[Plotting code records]
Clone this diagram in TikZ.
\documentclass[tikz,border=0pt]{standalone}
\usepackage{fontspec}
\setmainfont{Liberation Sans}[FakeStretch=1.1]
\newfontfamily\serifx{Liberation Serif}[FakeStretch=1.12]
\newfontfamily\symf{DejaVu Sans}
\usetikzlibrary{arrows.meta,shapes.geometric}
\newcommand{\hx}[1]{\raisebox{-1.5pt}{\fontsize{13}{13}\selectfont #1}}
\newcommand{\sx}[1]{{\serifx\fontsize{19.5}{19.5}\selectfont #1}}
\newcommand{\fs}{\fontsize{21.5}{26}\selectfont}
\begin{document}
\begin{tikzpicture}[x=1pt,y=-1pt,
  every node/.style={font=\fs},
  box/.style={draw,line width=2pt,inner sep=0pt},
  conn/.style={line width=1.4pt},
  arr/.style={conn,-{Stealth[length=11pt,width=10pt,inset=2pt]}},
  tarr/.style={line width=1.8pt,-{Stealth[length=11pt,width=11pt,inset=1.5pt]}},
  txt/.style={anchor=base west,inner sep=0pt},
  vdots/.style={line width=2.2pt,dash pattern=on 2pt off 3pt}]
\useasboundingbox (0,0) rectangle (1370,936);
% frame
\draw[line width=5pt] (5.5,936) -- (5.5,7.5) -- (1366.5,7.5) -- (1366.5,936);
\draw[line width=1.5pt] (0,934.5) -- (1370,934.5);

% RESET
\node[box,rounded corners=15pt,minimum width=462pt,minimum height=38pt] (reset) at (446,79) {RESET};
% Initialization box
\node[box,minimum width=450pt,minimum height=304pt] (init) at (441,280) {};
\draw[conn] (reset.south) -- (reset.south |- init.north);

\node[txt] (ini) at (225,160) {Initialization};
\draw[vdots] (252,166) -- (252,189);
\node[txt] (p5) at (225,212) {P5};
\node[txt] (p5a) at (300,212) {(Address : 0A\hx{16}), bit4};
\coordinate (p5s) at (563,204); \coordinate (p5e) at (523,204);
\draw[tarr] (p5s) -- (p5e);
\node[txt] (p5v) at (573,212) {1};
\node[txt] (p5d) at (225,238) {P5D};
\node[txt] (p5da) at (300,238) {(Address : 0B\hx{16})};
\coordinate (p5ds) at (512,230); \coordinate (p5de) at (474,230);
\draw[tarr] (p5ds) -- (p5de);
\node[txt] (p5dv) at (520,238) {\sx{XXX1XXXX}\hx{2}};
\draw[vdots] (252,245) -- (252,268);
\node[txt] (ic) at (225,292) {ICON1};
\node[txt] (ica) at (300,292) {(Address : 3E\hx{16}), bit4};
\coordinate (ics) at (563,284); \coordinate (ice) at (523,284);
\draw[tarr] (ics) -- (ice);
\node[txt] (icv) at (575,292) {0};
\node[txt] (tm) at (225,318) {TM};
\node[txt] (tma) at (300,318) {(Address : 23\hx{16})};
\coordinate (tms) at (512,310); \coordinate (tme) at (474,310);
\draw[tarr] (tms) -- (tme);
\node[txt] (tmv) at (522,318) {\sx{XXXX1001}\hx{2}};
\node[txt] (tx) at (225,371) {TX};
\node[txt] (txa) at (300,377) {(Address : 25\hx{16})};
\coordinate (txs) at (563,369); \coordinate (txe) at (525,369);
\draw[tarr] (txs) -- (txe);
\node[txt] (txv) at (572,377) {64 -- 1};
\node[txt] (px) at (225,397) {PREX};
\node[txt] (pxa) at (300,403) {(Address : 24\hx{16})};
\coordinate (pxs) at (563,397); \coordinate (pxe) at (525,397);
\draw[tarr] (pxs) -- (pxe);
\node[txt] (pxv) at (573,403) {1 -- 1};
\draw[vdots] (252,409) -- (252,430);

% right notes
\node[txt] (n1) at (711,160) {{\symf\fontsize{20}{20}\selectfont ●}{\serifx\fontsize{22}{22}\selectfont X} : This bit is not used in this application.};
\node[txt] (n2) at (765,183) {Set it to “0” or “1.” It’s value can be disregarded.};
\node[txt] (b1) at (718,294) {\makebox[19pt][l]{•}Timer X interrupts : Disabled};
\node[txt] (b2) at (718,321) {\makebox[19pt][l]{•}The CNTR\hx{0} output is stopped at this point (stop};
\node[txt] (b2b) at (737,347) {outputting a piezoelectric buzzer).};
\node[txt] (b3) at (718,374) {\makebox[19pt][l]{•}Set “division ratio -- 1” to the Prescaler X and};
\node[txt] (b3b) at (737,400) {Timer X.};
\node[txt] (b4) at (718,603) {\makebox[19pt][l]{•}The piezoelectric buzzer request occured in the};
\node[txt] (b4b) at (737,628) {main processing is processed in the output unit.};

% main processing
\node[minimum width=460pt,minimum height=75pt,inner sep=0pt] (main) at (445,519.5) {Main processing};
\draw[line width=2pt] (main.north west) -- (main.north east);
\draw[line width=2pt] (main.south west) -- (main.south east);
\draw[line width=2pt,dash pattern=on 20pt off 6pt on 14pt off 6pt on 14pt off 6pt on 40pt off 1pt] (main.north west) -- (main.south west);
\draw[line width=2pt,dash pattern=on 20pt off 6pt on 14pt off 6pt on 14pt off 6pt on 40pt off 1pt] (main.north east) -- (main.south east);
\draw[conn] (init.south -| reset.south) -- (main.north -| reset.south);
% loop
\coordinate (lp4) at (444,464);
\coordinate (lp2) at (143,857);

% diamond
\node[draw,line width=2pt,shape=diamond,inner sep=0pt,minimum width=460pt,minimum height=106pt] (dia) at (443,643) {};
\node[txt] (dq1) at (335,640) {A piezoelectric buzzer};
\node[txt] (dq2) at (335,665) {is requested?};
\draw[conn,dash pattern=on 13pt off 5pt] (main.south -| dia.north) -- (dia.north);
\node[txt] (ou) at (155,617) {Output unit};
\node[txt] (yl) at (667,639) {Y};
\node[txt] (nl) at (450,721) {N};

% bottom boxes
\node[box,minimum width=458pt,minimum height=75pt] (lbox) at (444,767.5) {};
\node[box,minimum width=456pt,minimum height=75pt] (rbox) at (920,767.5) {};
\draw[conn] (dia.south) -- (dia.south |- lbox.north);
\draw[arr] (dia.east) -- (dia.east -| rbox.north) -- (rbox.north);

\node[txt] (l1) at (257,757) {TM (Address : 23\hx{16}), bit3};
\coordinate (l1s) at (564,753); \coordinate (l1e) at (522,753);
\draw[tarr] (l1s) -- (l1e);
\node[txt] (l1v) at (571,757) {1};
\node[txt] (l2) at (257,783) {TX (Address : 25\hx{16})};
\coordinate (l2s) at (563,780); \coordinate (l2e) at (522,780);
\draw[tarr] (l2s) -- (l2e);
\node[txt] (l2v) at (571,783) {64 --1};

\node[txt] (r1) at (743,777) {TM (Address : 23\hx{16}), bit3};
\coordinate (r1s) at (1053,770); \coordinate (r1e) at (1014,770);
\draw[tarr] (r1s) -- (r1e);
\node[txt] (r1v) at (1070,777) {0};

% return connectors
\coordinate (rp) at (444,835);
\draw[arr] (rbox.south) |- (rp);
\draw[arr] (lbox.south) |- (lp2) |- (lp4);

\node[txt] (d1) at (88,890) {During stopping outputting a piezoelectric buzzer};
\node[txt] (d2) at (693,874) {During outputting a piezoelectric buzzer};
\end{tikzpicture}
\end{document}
---
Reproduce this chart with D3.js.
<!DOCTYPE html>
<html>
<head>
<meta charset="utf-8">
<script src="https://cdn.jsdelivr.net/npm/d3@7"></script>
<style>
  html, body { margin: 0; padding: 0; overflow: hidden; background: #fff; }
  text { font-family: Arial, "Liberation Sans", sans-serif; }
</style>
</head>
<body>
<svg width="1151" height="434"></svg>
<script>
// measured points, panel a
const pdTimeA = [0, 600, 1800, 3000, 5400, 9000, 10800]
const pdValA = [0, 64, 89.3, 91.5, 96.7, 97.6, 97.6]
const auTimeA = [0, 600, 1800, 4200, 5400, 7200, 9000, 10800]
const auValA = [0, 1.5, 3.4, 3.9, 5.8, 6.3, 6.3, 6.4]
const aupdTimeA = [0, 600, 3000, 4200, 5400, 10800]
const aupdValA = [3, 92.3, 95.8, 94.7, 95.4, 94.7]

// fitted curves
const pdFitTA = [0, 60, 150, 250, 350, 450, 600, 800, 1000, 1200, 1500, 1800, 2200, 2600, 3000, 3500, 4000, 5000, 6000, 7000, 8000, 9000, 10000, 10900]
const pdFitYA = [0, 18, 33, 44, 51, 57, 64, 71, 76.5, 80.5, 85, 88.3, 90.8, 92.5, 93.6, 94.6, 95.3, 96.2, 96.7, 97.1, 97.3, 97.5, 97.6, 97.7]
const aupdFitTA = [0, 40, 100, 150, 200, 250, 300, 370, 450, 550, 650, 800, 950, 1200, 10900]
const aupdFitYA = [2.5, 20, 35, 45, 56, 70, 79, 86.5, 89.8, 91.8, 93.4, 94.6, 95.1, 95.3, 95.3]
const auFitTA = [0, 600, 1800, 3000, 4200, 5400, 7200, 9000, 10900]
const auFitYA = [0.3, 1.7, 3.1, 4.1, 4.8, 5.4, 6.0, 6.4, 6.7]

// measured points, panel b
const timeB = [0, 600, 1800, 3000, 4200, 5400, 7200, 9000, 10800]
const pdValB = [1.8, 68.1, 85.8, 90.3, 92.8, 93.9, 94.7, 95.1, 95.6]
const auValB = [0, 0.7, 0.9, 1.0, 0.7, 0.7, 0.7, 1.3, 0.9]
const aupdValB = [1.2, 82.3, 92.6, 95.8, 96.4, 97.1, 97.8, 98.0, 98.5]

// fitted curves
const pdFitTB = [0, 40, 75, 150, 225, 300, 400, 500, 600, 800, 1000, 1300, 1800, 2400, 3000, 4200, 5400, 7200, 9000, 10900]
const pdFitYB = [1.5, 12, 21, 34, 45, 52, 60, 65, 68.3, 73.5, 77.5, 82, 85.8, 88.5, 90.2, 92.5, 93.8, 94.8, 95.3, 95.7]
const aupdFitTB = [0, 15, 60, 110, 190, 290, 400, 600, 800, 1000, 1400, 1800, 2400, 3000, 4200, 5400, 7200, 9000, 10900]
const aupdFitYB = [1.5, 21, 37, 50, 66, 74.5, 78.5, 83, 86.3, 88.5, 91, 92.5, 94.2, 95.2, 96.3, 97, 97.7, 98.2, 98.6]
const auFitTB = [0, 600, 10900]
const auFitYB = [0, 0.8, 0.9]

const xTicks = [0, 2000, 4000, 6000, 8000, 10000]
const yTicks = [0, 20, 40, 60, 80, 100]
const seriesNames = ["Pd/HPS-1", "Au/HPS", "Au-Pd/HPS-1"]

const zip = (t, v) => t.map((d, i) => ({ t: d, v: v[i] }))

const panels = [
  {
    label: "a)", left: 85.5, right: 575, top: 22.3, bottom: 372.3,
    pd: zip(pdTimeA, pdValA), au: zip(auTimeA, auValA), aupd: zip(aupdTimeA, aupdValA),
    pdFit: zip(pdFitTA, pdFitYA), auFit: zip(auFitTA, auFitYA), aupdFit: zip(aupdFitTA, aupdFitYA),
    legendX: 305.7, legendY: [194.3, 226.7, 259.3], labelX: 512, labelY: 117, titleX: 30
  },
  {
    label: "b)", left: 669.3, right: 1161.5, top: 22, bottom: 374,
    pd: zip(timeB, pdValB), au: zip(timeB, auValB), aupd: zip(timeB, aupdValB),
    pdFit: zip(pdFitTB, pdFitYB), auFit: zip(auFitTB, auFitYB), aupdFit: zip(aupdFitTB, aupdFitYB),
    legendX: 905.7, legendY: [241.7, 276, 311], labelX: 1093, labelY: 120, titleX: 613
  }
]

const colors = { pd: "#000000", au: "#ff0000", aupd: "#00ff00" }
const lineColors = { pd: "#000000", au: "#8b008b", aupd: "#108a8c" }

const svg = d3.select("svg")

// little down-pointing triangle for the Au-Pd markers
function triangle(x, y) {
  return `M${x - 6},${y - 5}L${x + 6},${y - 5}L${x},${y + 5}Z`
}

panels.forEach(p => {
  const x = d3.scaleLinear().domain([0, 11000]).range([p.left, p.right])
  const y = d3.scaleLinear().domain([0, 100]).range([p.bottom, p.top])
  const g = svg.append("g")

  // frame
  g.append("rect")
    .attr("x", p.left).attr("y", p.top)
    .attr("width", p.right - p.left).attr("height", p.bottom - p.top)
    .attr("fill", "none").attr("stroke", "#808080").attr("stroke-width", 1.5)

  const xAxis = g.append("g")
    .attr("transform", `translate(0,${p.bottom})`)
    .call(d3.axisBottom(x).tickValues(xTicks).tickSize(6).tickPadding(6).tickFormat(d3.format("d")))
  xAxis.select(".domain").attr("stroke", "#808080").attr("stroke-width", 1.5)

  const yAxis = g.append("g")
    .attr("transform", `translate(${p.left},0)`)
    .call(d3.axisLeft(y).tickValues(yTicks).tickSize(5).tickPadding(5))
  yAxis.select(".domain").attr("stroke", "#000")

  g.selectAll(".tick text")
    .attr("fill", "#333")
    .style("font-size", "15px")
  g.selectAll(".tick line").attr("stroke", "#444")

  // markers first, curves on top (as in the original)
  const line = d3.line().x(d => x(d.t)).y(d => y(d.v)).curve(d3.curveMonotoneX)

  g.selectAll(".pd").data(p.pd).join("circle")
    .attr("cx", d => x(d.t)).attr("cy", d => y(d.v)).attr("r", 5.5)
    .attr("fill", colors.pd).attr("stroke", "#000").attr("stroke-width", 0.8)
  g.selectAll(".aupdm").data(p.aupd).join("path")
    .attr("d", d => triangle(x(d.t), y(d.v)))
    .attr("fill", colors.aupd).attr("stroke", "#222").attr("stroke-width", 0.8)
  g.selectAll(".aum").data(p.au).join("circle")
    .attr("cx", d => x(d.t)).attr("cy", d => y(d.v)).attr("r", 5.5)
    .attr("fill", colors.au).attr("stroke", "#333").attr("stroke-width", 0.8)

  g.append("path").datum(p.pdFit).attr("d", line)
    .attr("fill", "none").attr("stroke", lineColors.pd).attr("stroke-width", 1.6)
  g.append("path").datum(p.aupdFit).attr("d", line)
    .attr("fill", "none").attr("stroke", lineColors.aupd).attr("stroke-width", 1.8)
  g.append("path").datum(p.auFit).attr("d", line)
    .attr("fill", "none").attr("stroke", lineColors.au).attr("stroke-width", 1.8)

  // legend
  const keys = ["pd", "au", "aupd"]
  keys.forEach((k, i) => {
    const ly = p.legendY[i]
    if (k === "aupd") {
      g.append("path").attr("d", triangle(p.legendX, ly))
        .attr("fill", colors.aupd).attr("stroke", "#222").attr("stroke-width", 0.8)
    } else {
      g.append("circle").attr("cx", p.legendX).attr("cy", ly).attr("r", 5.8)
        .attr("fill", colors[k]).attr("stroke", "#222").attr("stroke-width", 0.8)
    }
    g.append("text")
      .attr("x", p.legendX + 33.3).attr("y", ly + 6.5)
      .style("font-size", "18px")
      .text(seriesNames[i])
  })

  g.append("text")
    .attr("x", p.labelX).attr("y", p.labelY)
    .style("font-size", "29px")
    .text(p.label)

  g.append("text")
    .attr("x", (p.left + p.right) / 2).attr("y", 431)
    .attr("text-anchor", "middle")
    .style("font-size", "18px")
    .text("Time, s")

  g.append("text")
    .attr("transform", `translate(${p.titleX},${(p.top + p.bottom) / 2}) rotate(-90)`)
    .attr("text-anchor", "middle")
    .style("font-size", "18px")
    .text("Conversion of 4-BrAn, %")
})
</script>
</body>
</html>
* * *
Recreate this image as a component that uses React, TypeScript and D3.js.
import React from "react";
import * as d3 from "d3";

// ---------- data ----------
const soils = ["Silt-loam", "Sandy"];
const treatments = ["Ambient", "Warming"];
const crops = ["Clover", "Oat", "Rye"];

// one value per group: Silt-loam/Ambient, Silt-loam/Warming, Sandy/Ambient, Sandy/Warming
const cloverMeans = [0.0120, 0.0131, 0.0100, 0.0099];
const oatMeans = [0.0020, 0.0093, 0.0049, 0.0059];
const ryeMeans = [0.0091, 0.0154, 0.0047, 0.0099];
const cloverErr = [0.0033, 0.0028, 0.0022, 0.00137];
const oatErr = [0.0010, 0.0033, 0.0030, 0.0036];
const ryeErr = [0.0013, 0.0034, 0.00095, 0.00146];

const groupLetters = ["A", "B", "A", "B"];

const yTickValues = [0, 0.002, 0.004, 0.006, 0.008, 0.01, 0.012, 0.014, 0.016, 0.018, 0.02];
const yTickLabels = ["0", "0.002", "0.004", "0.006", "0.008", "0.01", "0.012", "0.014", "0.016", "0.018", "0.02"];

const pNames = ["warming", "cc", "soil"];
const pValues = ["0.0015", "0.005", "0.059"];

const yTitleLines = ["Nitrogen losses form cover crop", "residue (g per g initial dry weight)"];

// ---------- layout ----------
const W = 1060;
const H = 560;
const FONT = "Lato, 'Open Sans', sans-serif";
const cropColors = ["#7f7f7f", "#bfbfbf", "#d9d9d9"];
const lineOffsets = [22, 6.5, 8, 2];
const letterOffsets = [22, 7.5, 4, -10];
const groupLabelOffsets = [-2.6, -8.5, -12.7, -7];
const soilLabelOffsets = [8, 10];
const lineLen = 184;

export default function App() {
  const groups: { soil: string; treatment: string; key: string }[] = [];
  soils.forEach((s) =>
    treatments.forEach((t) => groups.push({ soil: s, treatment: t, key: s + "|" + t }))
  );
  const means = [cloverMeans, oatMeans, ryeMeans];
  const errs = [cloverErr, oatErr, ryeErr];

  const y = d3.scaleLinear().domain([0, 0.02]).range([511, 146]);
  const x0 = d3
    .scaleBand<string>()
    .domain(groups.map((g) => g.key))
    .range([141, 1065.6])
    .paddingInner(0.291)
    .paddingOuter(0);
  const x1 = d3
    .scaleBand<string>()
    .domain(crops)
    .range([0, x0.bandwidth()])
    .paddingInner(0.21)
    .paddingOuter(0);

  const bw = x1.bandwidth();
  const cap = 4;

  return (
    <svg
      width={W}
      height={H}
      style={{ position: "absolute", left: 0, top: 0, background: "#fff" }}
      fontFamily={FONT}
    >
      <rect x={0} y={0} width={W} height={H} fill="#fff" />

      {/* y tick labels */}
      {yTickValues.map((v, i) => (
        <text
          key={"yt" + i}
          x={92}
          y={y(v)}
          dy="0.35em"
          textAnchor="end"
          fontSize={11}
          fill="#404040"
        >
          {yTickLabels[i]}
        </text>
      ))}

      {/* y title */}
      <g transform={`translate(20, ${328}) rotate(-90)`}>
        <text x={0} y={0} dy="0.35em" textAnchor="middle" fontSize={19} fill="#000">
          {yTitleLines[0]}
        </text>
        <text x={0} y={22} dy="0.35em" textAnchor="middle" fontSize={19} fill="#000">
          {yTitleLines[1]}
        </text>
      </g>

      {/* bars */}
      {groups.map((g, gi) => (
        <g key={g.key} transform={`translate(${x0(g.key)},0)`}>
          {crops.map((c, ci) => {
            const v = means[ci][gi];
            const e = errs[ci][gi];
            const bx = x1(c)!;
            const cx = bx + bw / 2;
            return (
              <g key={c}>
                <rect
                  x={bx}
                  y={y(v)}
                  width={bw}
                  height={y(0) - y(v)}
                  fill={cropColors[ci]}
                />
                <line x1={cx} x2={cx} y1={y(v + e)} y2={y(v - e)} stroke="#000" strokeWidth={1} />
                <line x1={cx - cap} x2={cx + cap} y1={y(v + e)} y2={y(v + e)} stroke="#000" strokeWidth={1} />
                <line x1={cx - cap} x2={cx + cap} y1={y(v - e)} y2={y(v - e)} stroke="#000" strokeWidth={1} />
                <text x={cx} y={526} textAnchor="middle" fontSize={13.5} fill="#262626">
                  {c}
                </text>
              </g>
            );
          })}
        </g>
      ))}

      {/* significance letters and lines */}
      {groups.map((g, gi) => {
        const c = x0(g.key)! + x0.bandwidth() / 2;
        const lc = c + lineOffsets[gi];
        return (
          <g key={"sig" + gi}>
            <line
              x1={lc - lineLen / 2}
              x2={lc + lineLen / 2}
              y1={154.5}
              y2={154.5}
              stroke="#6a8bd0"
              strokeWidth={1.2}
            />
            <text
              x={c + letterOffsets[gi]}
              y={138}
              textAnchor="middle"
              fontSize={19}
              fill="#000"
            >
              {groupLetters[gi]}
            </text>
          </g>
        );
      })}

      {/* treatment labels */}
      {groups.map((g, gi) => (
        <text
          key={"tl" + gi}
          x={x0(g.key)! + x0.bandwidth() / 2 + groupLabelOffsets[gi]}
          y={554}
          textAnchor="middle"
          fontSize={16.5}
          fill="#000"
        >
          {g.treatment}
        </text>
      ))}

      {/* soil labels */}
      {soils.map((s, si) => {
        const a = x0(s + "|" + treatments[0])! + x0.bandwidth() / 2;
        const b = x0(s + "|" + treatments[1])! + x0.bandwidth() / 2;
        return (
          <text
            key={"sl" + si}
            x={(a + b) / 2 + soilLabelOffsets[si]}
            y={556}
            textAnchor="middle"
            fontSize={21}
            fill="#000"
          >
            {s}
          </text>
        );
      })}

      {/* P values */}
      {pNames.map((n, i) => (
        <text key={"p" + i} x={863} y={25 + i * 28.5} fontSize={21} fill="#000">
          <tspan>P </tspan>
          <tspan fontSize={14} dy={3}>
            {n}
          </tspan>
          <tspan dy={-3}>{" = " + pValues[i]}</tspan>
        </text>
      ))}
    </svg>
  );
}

AIM OF THE EXERCISE:
From the line with "Clone this diagram in TikZ." through the line with "(reset.south |- init.north);", repeat every line exactly, both ends included, and nothing outside that range.

OUTPUT BELOW:
Clone this diagram in TikZ.
\documentclass[tikz,border=0pt]{standalone}
\usepackage{fontspec}
\setmainfont{Liberation Sans}[FakeStretch=1.1]
\newfontfamily\serifx{Liberation Serif}[FakeStretch=1.12]
\newfontfamily\symf{DejaVu Sans}
\usetikzlibrary{arrows.meta,shapes.geometric}
\newcommand{\hx}[1]{\raisebox{-1.5pt}{\fontsize{13}{13}\selectfont #1}}
\newcommand{\sx}[1]{{\serifx\fontsize{19.5}{19.5}\selectfont #1}}
\newcommand{\fs}{\fontsize{21.5}{26}\selectfont}
\begin{document}
\begin{tikzpicture}[x=1pt,y=-1pt,
  every node/.style={font=\fs},
  box/.style={draw,line width=2pt,inner sep=0pt},
  conn/.style={line width=1.4pt},
  arr/.style={conn,-{Stealth[length=11pt,width=10pt,inset=2pt]}},
  tarr/.style={line width=1.8pt,-{Stealth[length=11pt,width=11pt,inset=1.5pt]}},
  txt/.style={anchor=base west,inner sep=0pt},
  vdots/.style={line width=2.2pt,dash pattern=on 2pt off 3pt}]
\useasboundingbox (0,0) rectangle (1370,936);
% frame
\draw[line width=5pt] (5.5,936) -- (5.5,7.5) -- (1366.5,7.5) -- (1366.5,936);
\draw[line width=1.5pt] (0,934.5) -- (1370,934.5);

% RESET
\node[box,rounded corners=15pt,minimum width=462pt,minimum height=38pt] (reset) at (446,79) {RESET};
% Initialization box
\node[box,minimum width=450pt,minimum height=304pt] (init) at (441,280) {};
\draw[conn] (reset.south) -- (reset.south |- init.north);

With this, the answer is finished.